In what follows, I will briefly walk the reader through the index of this issue of Política, Globalidad y Ciudadanía:
In the first article, Tuur Ghys offers a general introduction to the topic and logic of human rights that will be useful in understanding the other entries in this journal. It also deepens the discussion of the central topic of unequal attention and why certain groups struggle to construct their grievances as Human Rights abuse. This article was written in English.
In the second article, Darwin Franco Migues makes a deep reflection on the problem of disappearances in Mexico. Approaching the problem from a communication point of view, he explores how the disappeared are often stigmatized and forgotten, as well as the resistance of their families to try to re-frame these human rights abuses. The article was written in English.
In the third article, Beatriz Elena Inzunza Acedo presents an empirical study on the knowledge and social imaginaries about human rights. This study, focused on Monterrey, presents data on what people know about HR, how they know it and what issues they imagine as human rights issues. This article was written in English.
In the fourth article, Leticia Ivonne López Villarreal offers a case study of the interplay of public policies and private actors in organizing the protection human rights of foster care children in Nuevo León. It shows that a complex web of multi-level processes and actors is required to give voice to the rights of a particularly voiceless group. This article was written in Spanish.
The fifth article deals with public policy in the field of sports. Francisco Javier Mendoza-Farias, Rocío Ivonne Quintal-López and Leticia Janet Paredes analyze the limited and slow process of implementing gender equality and sensitivity in CONADE between 2012 and 2018. This article was written in Spanish.
In the sixth article, Lenin Ramírez Matus and Genaro Hernández Velazco make a case for improving police mediation in neighborhood conflicts. Reviewing literature, they conclude that local police need to further develop their role and responsibility in pacifying community relations. This article was written in Spanish.
In the final, seventh entry, Said Dahdah Antar takes a more historical approach to the topics usually discussed within this journal. His article attempts to trace back the roots of rhetorical speech in political communication and citizen participation back to the ancient Greece and the Roman empire. This article was written in Spanish.
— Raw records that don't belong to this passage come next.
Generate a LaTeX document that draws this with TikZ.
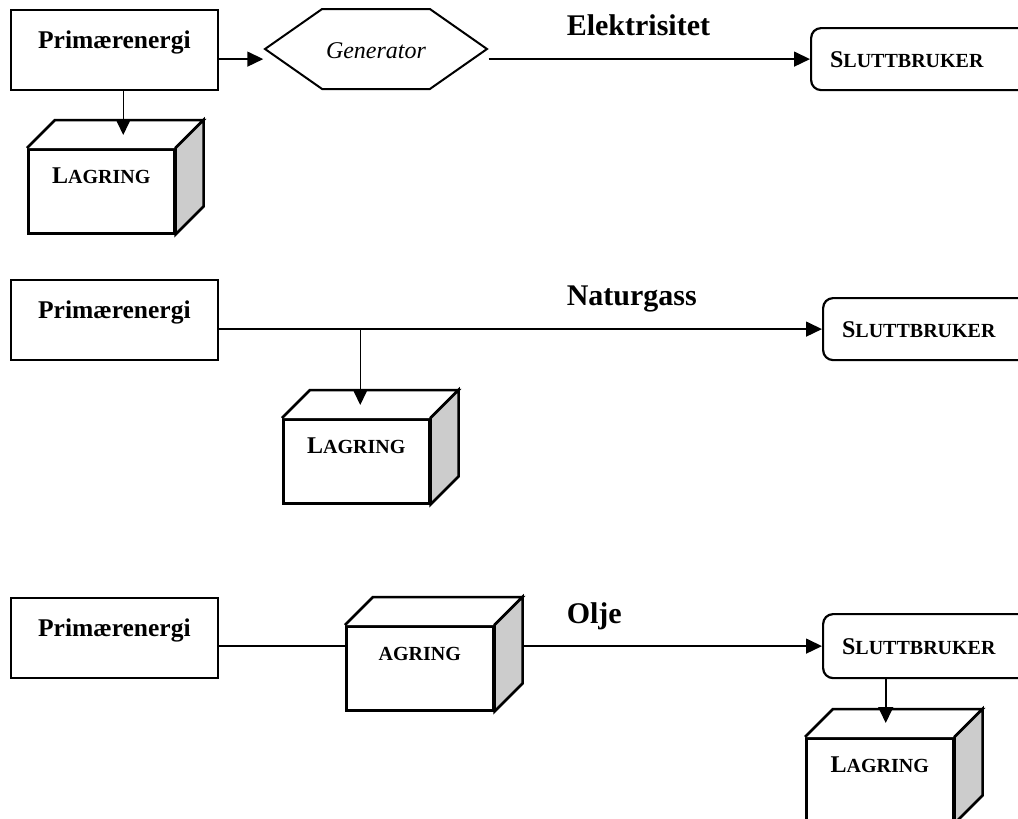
\documentclass[tikz,border=0pt]{standalone}
\usepackage{fontspec}
\setmainfont{Liberation Serif}
\usetikzlibrary{arrows.meta,shapes.symbols}

\definecolor{sidegray}{gray}{0.8}

% big first letter, small caps for the rest
\newcommand{\capsword}[2]{{\fontsize{24}{24}\selectfont #1}{\fontsize{20}{20}\selectfont #2}}

% top and side of a storage box
\newcommand{\cubeback}[1]{%
  \draw[line width=2.5pt, fill=white] (#1.north west) -- ([shift={(28pt,28pt)}]#1.north west)
    -- ([shift={(28pt,28pt)}]#1.north east) -- (#1.north east);
  \draw[line width=2.5pt, fill=sidegray] (#1.north east) -- ([shift={(28pt,28pt)}]#1.north east)
    -- ([shift={(28pt,28pt)}]#1.south east) -- (#1.south east) -- cycle;
}

\begin{document}
\begin{tikzpicture}[x=1pt, y=-1pt,
    >={Triangle[length=16pt,width=15pt]},
    every path/.style={line width=1.5pt},
    primbox/.style={draw, line width=1.8pt, anchor=north west,
      minimum width=207pt, minimum height=80pt, inner sep=0pt,
      text height=39pt, text depth=41pt,
      font=\bfseries\fontsize{25.5}{26}\selectfont},
    userbox/.style={draw, rounded corners=10pt, line width=2.2pt, anchor=north west,
      text width=210pt, align=left, inner xsep=19pt, inner ysep=0pt,
      minimum height=62pt, text height=39pt, text depth=23pt, font=\bfseries},
    lagerbox/.style={draw, line width=2.5pt, fill=white, anchor=north west,
      minimum width=146pt, minimum height=84pt, inner sep=0pt,
      text height=34pt, text depth=50pt, font=\bfseries},
    flowlabel/.style={anchor=base west, inner sep=0pt,
      font=\bfseries\fontsize{30}{30}\selectfont}
  ]
  \useasboundingbox (0,0) rectangle (1018,819);

  % Elektrisitet
  \node[primbox] (prim1) at (10,9) {Primærenergi};
  \node[signal, signal to=west and east, signal pointer angle=70,
    draw, line width=2pt, minimum width=222pt, minimum height=80pt, inner sep=0pt,
    text height=49pt, text depth=31pt,
    font=\itshape\fontsize{24}{24}\selectfont] (gen) at (376,49) {Generator};
  \node[userbox] (slutt1) at (810,27) {\capsword{S}{LUTTBRUKER}};
  \node[lagerbox] (lag1) at (27,148) {\capsword{L}{AGRING}};
  \cubeback{lag1}
  \node[flowlabel] (elektro) at (566,35) {Elektrisitet};

  \draw[->] (prim1.east |- slutt1.west) -- (gen.west |- slutt1.west);
  \draw[->] (gen.east |- slutt1.west) -- (slutt1.west);
  \draw[->] ([xshift=22pt]lag1.north |- prim1.south) -- ([xshift=22pt,yshift=13pt]lag1.north);

  % Naturgass
  \node[primbox] (prim2) at (10,279) {Primærenergi};
  \node[userbox] (slutt2) at (822,297) {\capsword{S}{LUTTBRUKER}};
  \node[lagerbox] (lag2) at (282,418) {\capsword{L}{AGRING}};
  \cubeback{lag2}
  \node[flowlabel] (gass) at (566,305) {Naturgass};

  \draw[->] (prim2.east |- slutt2.west) -- (slutt2.west);
  \draw[->] ([xshift=4pt]lag2.north |- slutt2.west) -- ([xshift=4pt,yshift=13pt]lag2.north);

  % Olje
  \node[primbox] (prim3) at (10,597) {Primærenergi};
  \node[userbox, minimum height=64pt, text depth=24pt, text height=40pt] (slutt3) at (822,613) {\capsword{S}{LUTTBRUKER}};
  \node[lagerbox, minimum width=147pt] (lag3) at (345,625) {{\fontsize{20}{20}\selectfont AGRING}};
  \cubeback{lag3}
  \node[lagerbox, minimum width=147pt] (lag4) at (805,737) {\capsword{L}{AGRING}};
  \cubeback{lag4}
  \node[flowlabel] (olje) at (566,623) {Olje};

  \draw (prim3.east |- slutt3.west) -- (lag3.west |- slutt3.west);
  \draw[->] ([xshift=28pt]lag3.east |- slutt3.west) -- (slutt3.west);
  \draw[->] ([xshift=6pt]lag4.north |- slutt3.south) -- ([xshift=6pt,yshift=14pt]lag4.north);
\end{tikzpicture}
\end{document}
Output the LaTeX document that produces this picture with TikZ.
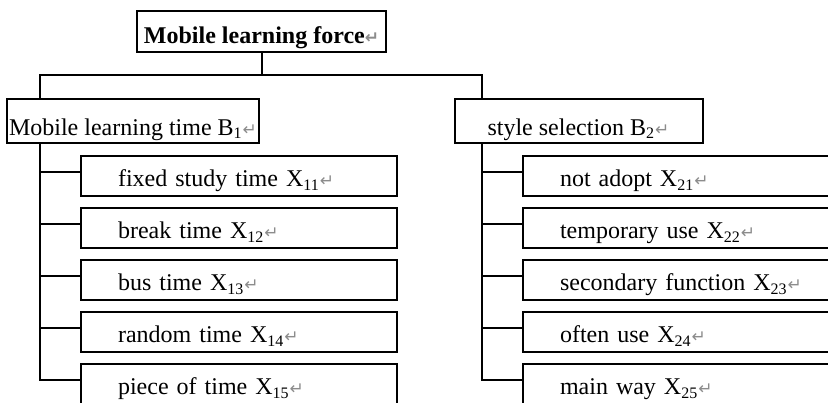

As the editor of this issue, I would first of all like to thank the authors, especially the group that had the patience to stick with the human rights project until the end. Second, I want to thank any anonymous students and student assistants for their contribution, as they often form a hidden part of the academic production process. Lastly, in the name of the authors I want to thank all interview or survey respondents for their time and testimonies that gave empirical substance to our research. Enjoy the read.
De Feyter, K. (2008). In Defence of a Multi-Disciplinary Approach to Rights. In: K., De Feyter, G. Pavlakos (Eds). The Tension between Group Rights and Human Rights. Oxford: Hart Publishing.
Freeman, M. (2002). Human Rights: An Interdisciplinary Approach. Oxford: Polity Press.
Madsen, M.R. & Verschraegen, G. (Eds.). (2013). Making Human Rights Intelligible. Towards a Sociology of Human Rights. Oxford/Portland: Hart Publishing.
Paz, O. (1961). The Labyrinth of Solitude. New York: Grove Press. United Nations (1948). Universal Declaration of Human Rights. United Nations.